Mit der Faust und mit den Fingern

AUF BEUTEZUG Mit Gewehr und mit Palette, so ging Karl Hagemeister, ein Maler aus Ferch, in den Wald. Das Bröhan-Museum zeigt nun die berückend schönen Waldbilder des fast vergessenen Künstlers

Hagemeister zieht den Blick dicht über die Wasseroberfläche, überall begrenzt Schilf die Sicht

VON KATRIN BETTINA MÜLLER

Ein erfolgreicher Entwurf für eine Künstleridentität der Gegenwart wäre womöglich, gärtnern und malen miteinander zu verbinden: Man stelle sich etwa Tomaten, Zucchini, Erdbeeren und Kürbisse vor, von ihrem Erzeuger nicht nur unter den Bedingungen des urban gardening großgezogen, sondern zugleich in Skizzen und Ölbildern mit einem Protokoll ihres Wachstums versehen, von den Pflanztrögen über die reife Pflanze bis zu den Küchenstillleben kurz vor dem Verzehr. Porträts in Kunst- und Lifestyle-Magazinen wären dem solchermaßen Tätigen ebenso sicher wie die Koproduktion einer Ausstellung mit der Gastrobranche. Eine Ansprache für alle Sinne, was für eine Einheit von Kunst und Leben.

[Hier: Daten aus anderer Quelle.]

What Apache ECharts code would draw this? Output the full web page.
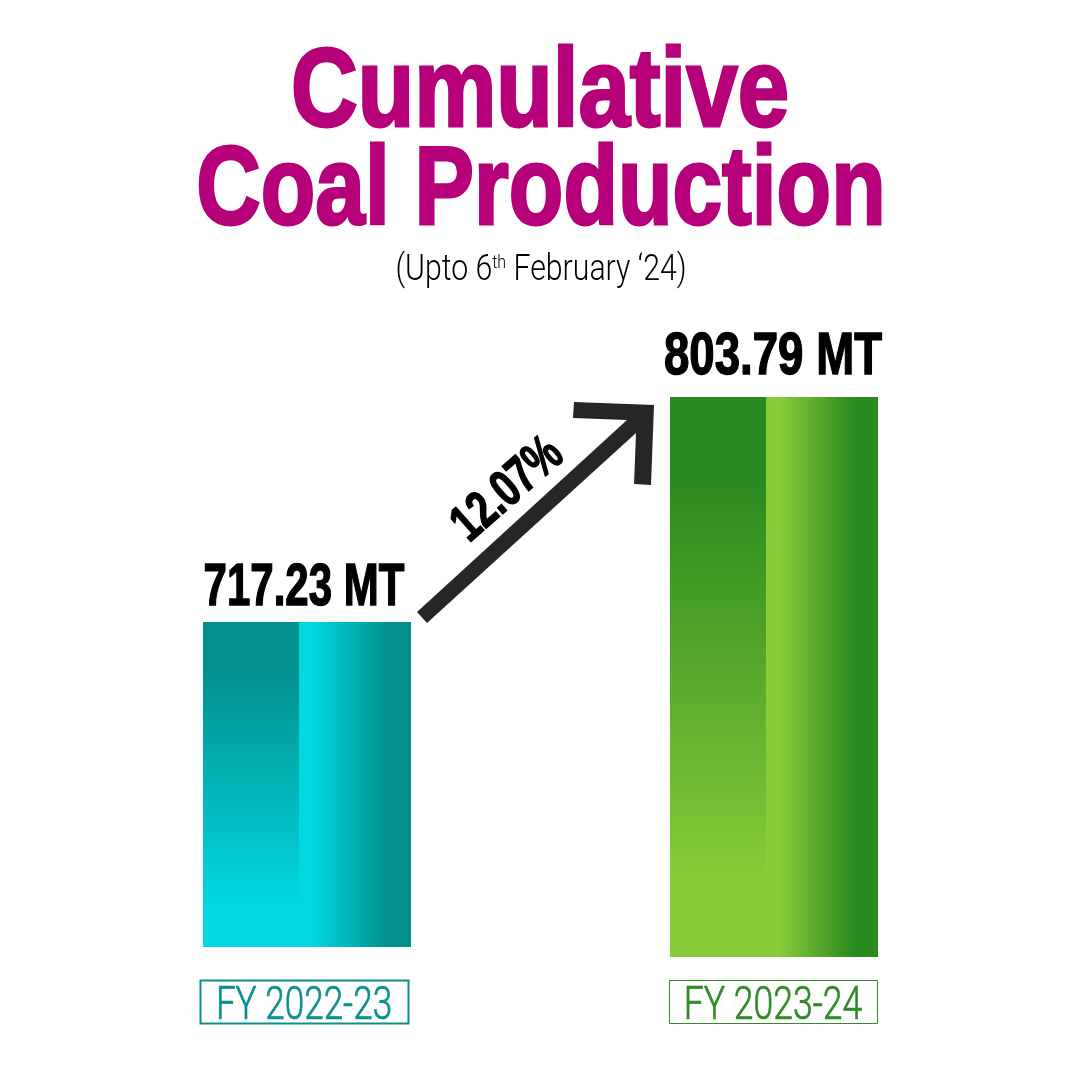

Karl Hagemeister ist einem solchen Entwurf einmal ziemlich nahegekommen, allerdings zu einer Zeit, als solche Strategien noch keine bewusste Rolle spielten. „Da ich ein Jäger war“, notierte er Ende des 19. Jahrhunderts, „malte ich viel Wild, immer naturgroß, so wie ich es nach dem Schuss gefunden habe.“ Das Zitat steht auf einer dunkelgrünen Wand neben seinem Bild „Erlegtes Reh im Schnee“ (von 1885) im Bröhan-Museum; nicht als Trophäe und nicht als Allegorie hat Hagemeister das tote Tier gemalt, sondern als geeignetes Studienobjekt und Teil seines Alltags. Man fühlt mit den Augen die Temperaturunterschiede zwischen dem Schnee und dem gefallenen Tier, noch ist es nicht starr, noch ist es nicht kalt, aber das Fell verliert schon seinen Glanz.

Einheit Kunst und Leben

Der Maler war der Sohn eines Obst- und Weinbauern nahe von Berlin und lebte in den 80er Jahren zurückgezogen in Ferch, bestritt seinen Lebensunterhalt mit Jagen und Fischen. Der Berliner Kunstszene damals galt er als ein Sonderling.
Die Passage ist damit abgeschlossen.